YOUR GOAL:
Below are records that hold pictures; write out only the lines from their start through the line with "import seaborn as sns", exactly, and drop the pictures.

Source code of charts
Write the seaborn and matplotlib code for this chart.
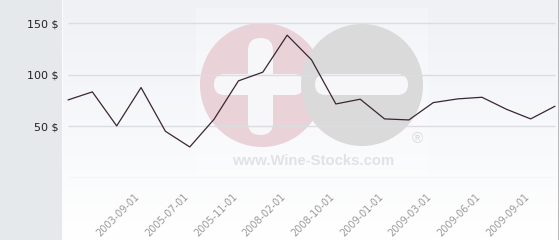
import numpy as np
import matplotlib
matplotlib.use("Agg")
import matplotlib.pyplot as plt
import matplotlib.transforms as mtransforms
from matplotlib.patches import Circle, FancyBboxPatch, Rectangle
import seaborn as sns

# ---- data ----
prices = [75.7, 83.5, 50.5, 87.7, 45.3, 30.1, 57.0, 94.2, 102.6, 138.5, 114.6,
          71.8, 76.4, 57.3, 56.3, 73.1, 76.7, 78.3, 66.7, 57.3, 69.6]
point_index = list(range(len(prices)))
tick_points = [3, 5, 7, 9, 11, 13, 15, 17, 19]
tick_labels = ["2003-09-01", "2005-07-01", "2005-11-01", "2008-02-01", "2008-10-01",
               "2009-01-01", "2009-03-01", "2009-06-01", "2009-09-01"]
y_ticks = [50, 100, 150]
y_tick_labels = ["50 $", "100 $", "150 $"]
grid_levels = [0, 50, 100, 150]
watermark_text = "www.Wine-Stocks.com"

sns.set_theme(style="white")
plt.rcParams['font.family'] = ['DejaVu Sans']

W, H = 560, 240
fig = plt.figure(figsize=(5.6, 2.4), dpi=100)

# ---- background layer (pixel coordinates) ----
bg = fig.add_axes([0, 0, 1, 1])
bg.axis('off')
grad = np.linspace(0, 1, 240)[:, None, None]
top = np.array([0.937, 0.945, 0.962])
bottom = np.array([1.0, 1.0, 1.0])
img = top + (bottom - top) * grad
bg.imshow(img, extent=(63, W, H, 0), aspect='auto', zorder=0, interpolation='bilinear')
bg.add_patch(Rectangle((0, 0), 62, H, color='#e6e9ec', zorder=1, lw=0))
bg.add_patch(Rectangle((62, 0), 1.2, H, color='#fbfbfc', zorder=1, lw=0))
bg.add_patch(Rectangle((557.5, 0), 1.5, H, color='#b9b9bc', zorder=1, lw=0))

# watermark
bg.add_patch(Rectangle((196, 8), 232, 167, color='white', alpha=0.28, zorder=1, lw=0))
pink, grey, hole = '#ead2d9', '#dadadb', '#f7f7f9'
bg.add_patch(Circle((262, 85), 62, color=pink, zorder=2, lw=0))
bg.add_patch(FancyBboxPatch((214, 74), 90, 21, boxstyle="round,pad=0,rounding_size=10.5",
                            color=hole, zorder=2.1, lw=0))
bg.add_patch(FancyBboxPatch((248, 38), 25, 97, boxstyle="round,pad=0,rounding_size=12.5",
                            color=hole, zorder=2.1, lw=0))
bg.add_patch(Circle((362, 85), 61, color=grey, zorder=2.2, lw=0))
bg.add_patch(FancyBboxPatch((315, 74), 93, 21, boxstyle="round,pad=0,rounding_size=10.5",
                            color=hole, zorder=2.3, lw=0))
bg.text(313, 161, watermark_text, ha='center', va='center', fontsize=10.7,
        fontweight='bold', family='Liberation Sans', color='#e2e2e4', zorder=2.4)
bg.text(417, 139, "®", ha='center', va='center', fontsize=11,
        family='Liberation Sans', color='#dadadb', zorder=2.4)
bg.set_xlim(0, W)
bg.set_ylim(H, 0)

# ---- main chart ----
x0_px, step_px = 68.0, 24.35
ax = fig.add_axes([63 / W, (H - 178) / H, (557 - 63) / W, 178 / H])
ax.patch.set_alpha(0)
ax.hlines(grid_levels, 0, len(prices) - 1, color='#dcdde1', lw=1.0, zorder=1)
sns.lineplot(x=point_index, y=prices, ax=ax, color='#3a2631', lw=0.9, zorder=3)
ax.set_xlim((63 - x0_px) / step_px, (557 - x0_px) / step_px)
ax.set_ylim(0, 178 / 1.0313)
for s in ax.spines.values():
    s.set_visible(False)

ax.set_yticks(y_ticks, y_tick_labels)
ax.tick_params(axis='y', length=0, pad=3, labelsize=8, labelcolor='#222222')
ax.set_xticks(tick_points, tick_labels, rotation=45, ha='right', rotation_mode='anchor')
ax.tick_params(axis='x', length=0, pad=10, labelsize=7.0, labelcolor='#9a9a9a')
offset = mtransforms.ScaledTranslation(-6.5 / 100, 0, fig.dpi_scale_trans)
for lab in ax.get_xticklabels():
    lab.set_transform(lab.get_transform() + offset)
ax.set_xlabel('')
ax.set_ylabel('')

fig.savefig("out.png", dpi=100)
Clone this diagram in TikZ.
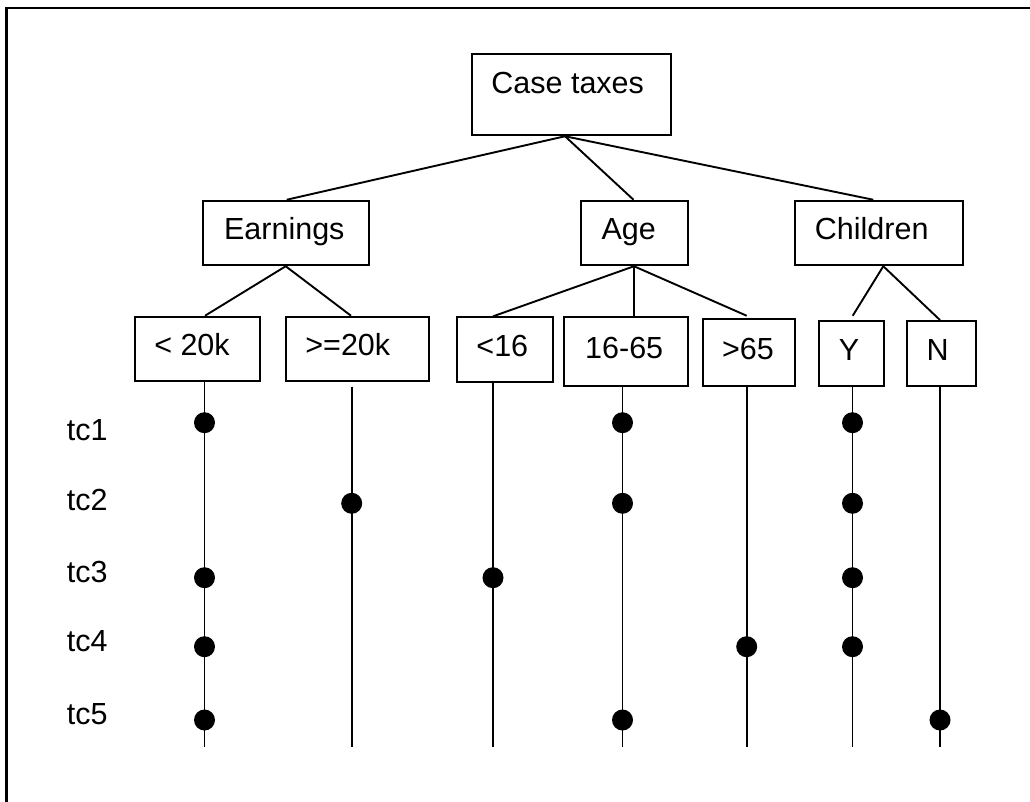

THE SOLUTION:
Write the seaborn and matplotlib code for this chart.
import numpy as np
import matplotlib
matplotlib.use("Agg")
import matplotlib.pyplot as plt
import matplotlib.transforms as mtransforms
from matplotlib.patches import Circle, FancyBboxPatch, Rectangle
import seaborn as sns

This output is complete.